Ukraine Strikes Back
While Russia targets civilian infrastructure, Ukraine has maintained pressure on Russian military assets. Ukrainian forces struck a large Russian ammunition depot for the second consecutive night this week, according to reports from NAFO-affiliated analysts monitoring the conflict.
Ukrainian drone strikes in 2025 reportedly crippled two-thirds of Russia's refining capacity, according to Forbes analysis. President Alexander Stubb of Finland summarised Russia's strategic position: the country has suffered an estimated 1 million casualties, decreased its sphere of influence, and faces 30% inflation, 16% interest rates, and depleted reserves.
Europe's Response: Action Over Words
The European Union has responded to Russian aggression with its largest coordinated aid package in history. European Commission President Ursula von der Leyen announced at Davos that the EU will provide Ukraine with a 90 billion euro loan for 2026 and 2027, with approximately two-thirds allocated to military assistance.
"We all want peace for Ukraine," von der Leyen stated at the World Economic Forum. "Ukraine must be in a position of strength to go to the negotiation table. And this is why we Europeans have decided to provide Ukraine with a loan of 90 billion euros."

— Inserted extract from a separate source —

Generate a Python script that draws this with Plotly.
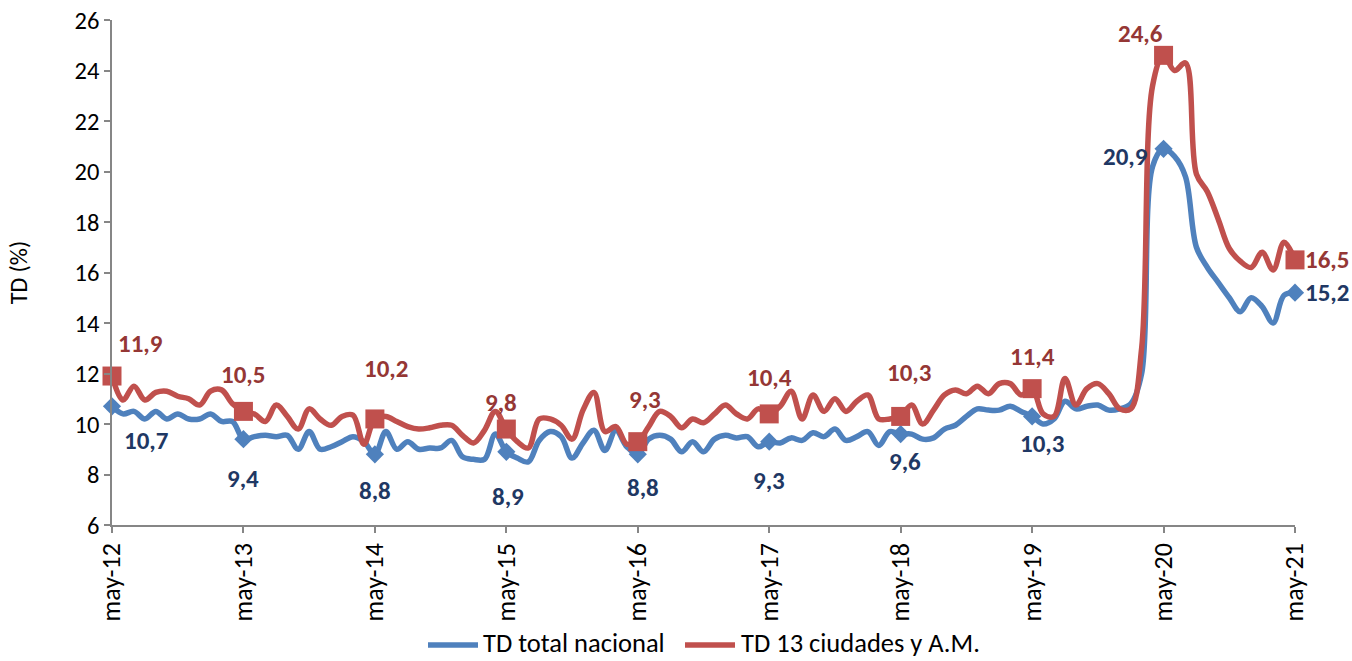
import plotly.graph_objects as go

# ---- data (monthly, may-2012 .. may-2021) ----
tick_labels = ["may-12", "may-13", "may-14", "may-15", "may-16",
               "may-17", "may-18", "may-19", "may-20", "may-21"]

td_nacional = [
    10.7, 10.4, 10.5, 10.2, 10.5, 10.2, 10.4, 10.2, 10.2, 10.4, 10.1, 10.1,   # may-12 .. apr-13
    9.4, 9.5, 9.55, 9.5, 9.55, 9.0, 9.7, 9.0, 9.1, 9.3, 9.5, 9.3,              # may-13 ..
    8.8, 9.7, 9.0, 9.3, 9.0, 9.05, 9.05, 9.35, 8.7, 8.6, 8.6, 9.6,             # may-14 ..
    8.9, 8.65, 8.5, 9.35, 9.7, 9.5, 8.65, 9.25, 9.75, 8.95, 9.75, 9.1,         # may-15 ..
    8.8, 9.4, 9.55, 9.4, 8.9, 9.3, 8.9, 9.4, 9.55, 9.45, 9.5, 9.1,             # may-16 ..
    9.3, 9.25, 9.45, 9.35, 9.65, 9.5, 9.8, 9.35, 9.5, 9.7, 9.15, 9.7,          # may-17 ..
    9.6, 9.6, 9.4, 9.45, 9.8, 9.95, 10.3, 10.6, 10.55, 10.55, 10.7, 10.5,      # may-18 ..
    10.3, 10.0, 10.2, 10.9, 10.6, 10.7, 10.75, 10.55, 10.6, 10.8, 12.0, 20.2,  # may-19 ..
    20.9, 20.6, 19.8, 17.0, 16.2, 15.6, 15.0, 14.45, 15.0, 14.65, 14.0, 15.1,  # may-20 ..
    15.2,                                                                      # may-21
]

td_13_ciudades = [
    11.9, 10.95, 11.5, 10.95, 11.25, 11.3, 11.1, 11.0, 10.75, 11.3, 11.35, 10.8,
    10.5, 10.4, 10.1, 10.75, 10.3, 9.8, 10.6, 10.2, 9.95, 10.3, 10.35, 9.2,
    10.2, 10.3, 10.1, 9.9, 9.8, 9.85, 9.95, 9.95, 9.55, 9.25, 9.75, 10.5,
    9.8, 9.3, 9.05, 10.2, 10.2, 9.95, 9.4, 10.55, 11.25, 9.7, 9.9, 9.2,
    9.3, 9.9, 10.5, 10.3, 9.85, 10.2, 10.05, 10.4, 10.75, 10.4, 10.2, 10.6,
    10.4, 10.7, 11.3, 10.2, 11.15, 10.5, 11.0, 10.5, 10.9, 11.15, 10.2, 10.2,
    10.3, 10.75, 10.0, 10.55, 11.15, 11.35, 11.2, 11.5, 11.2, 11.6, 11.6, 11.15,
    11.4, 10.4, 10.3, 11.8, 10.75, 11.4, 11.6, 11.2, 10.6, 10.6, 13.0, 23.4,
    24.6, 24.0, 24.3, 19.9, 19.2, 18.1, 16.95, 16.45, 16.2, 16.8, 16.1, 17.2,
    16.5,
]

series_names = ["TD total nacional", "TD 13 ciudades y A.M."]

# ---- styling ----
FONT = "Carlito, Calibri, Lato, sans-serif"
BLUE = "#4F81BD"
RED = "#C0504D"
BLUE_TXT = "#1F3864"
RED_TXT = "#953735"
AXIS = "#868686"

W, H = 1352, 661
ML, MR, MT, MB = 112, 57, 20, 136
PW, PH = W - ML - MR, H - MT - MB


def px_to_paper_x(px):
    return (px - ML) / PW


def px_to_paper_y(py):
    return (H - MB - py) / PH


months = list(range(len(td_nacional)))
may_idx = months[::12]

# label offsets (pixels) for each yearly label
red_off = [(28, 33), (0, 37), (11, 50), (-5, 27), (7, 42), (0, 36), (8, 44), (0, 32), (-23, 22), (32, 0)]
blue_off = [(34, -34), (0, -39), (0, -36), (2, -45), (5, -33), (0, -39), (4, -27), (10, -27), (-38, -8), (32, 0)]

fig = go.Figure()

fig.add_trace(go.Scatter(
    x=months, y=td_nacional, mode="lines", name=series_names[0],
    line=dict(color=BLUE, width=5.5, shape="spline", smoothing=1.0),
))
fig.add_trace(go.Scatter(
    x=months, y=td_13_ciudades, mode="lines", name=series_names[1],
    line=dict(color=RED, width=5.5, shape="spline", smoothing=1.0),
))
fig.add_trace(go.Scatter(
    x=may_idx, y=[td_nacional[i] for i in may_idx], mode="markers",
    marker=dict(symbol="diamond", size=14, color=BLUE),
    showlegend=False, cliponaxis=False, hoverinfo="skip",
))
fig.add_trace(go.Scatter(
    x=may_idx, y=[td_13_ciudades[i] for i in may_idx], mode="markers",
    marker=dict(symbol="square", size=19, color=RED),
    showlegend=False, cliponaxis=False, hoverinfo="skip",
))


def fmt(v):
    return f"{v:.1f}".replace(".", ",")


annotations = []
for k, i in enumerate(may_idx):
    dx, dy = red_off[k]
    annotations.append(dict(
        x=i, y=td_13_ciudades[i], text="<b>" + fmt(td_13_ciudades[i]) + "</b>", showarrow=False,
        xshift=dx, yshift=dy, font=dict(family=FONT, size=25, color=RED_TXT),
        xanchor="center", yanchor="middle",
    ))
    dx, dy = blue_off[k]
    annotations.append(dict(
        x=i, y=td_nacional[i], text="<b>" + fmt(td_nacional[i]) + "</b>", showarrow=False,
        xshift=dx, yshift=dy, font=dict(family=FONT, size=25, color=BLUE_TXT),
        xanchor="center", yanchor="middle",
    ))

# ---- custom legend (line sample + text), positioned in pixels ----
legend_y = 643
legend_items = [(series_names[0], BLUE, 428, 478, 482), (series_names[1], RED, 685, 735, 740)]
shapes = []
for name, col, x0, x1, tx in legend_items:
    shapes.append(dict(
        type="line", xref="paper", yref="paper",
        x0=px_to_paper_x(x0), x1=px_to_paper_x(x1),
        y0=px_to_paper_y(legend_y + 2), y1=px_to_paper_y(legend_y + 2),
        line=dict(color=col, width=5.5),
    ))
    annotations.append(dict(
        xref="paper", yref="paper", x=px_to_paper_x(tx), y=px_to_paper_y(legend_y),
        text=name, showarrow=False, xanchor="left", yanchor="middle",
        borderpad=0, font=dict(family=FONT, size=26.5, color="#000000"),
    ))

fig.update_layout(
    width=W, height=H,
    margin=dict(l=ML, r=MR, t=MT, b=MB, autoexpand=False),
    paper_bgcolor="white", plot_bgcolor="white",
    font=dict(family=FONT, size=24, color="#000000"),
    annotations=annotations,
    shapes=shapes,
    showlegend=False,
)

fig.update_xaxes(
    range=[0, 108], tickmode="array", tickvals=may_idx, ticktext=tick_labels,
    tickangle=-90, ticks="outside", ticklen=6, tickcolor=AXIS, tickwidth=1.5,
    showline=True, linecolor=AXIS, linewidth=1.5, showgrid=False, zeroline=False,
    tickfont=dict(family=FONT, size=26, color="#000000"),
)
fig.update_yaxes(
    range=[6, 26], dtick=2, ticks="outside", ticklen=6, tickcolor=AXIS, tickwidth=1.5,
    showline=True, linecolor=AXIS, linewidth=1.5, showgrid=False, zeroline=False,
    tickfont=dict(family=FONT, size=24.5, color="#000000"),
    title=dict(text="TD (%)", standoff=40, font=dict(family=FONT, size=24, color="#000000")),
)

fig.write_html(
    "out.html",
    config={"displayModeBar": False},
    post_script="document.body.style.margin='0';document.body.style.overflow='hidden';",
)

The EU also announced it will permanently immobilise Russian assets and reserves the right to use them, serving as what von der Leyen called "a starting reminder to Russia and a message to the world: Europe will always stand with Ukraine until there is a just and lasting peace."
This commitment builds on the unprecedented European support that has brought total EU assistance to Ukraine to over 216 billion euros since the invasion began. France, the United Kingdom, and Ukraine have signed a declaration of intent for the deployment of a multinational peacekeeping force.

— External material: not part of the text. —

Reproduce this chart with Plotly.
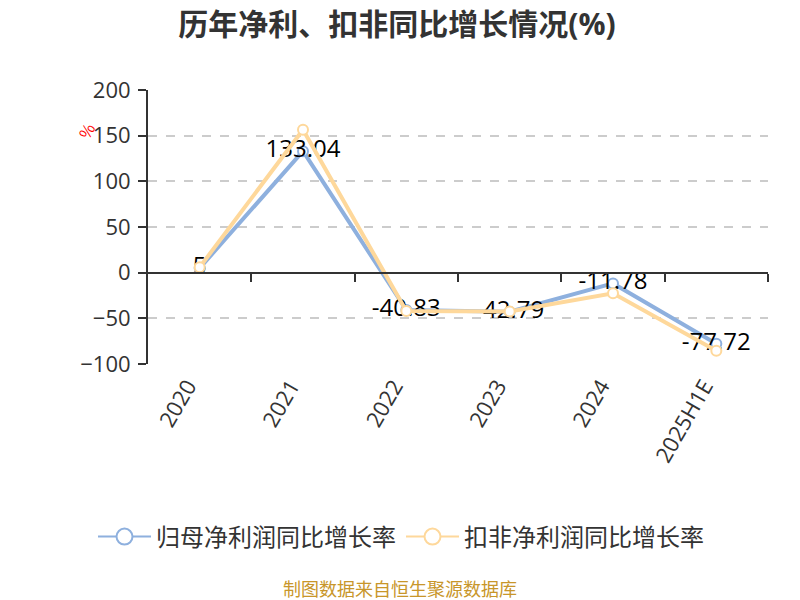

The Board of Peace Question
Trump's Board of Peace, unveiled last week in Davos, has divided the international community. According to NBC News, while Hungary, Morocco, Vietnam, Kazakhstan, and Argentina have signed on, none of America's European allies had joined as of Thursday.
Britain declined to participate, with UK Foreign Secretary Yvette Cooper expressing concern that Putin and Belarusian leader Alexander Lukashenko were among those invited. European officials worry the body could undermine the UN's primacy in conflict resolution.
Putin's offer to join using frozen assets carries a particular irony. Those assets were frozen precisely because of Russia's invasion of Ukraine. Using them to buy a seat at a "peace" table while continuing to bomb Ukrainian civilians represents what critics call the diplomatic equivalent of a protection racket.
Facts on the Ground
Poland's Foreign Minister Radoslaw Sikorski recently corrected Tucker Carlson's historical claims about the war, noting: "The US didn't declare war on Germany when Hitler invaded Poland. Likewise, it's Russia that invaded Ukraine, not the other way around. My suggestion: first facts, then opinions."
As the conflict enters its fourth year, the EU's approach contrasts sharply with Moscow's. While Putin offers diplomatic gestures undercut by military action, the EU has delivered concrete support that has kept Ukraine in the fight. According to the European Commission, the new 90 billion euro package should begin flowing by April 2026.
The lesson emerging from this latest episode is one Europe has learned repeatedly: Russian peace offers tend to arrive alongside Russian missiles. Until Moscow's actions match its words, continued military support remains the only viable path to genuine security.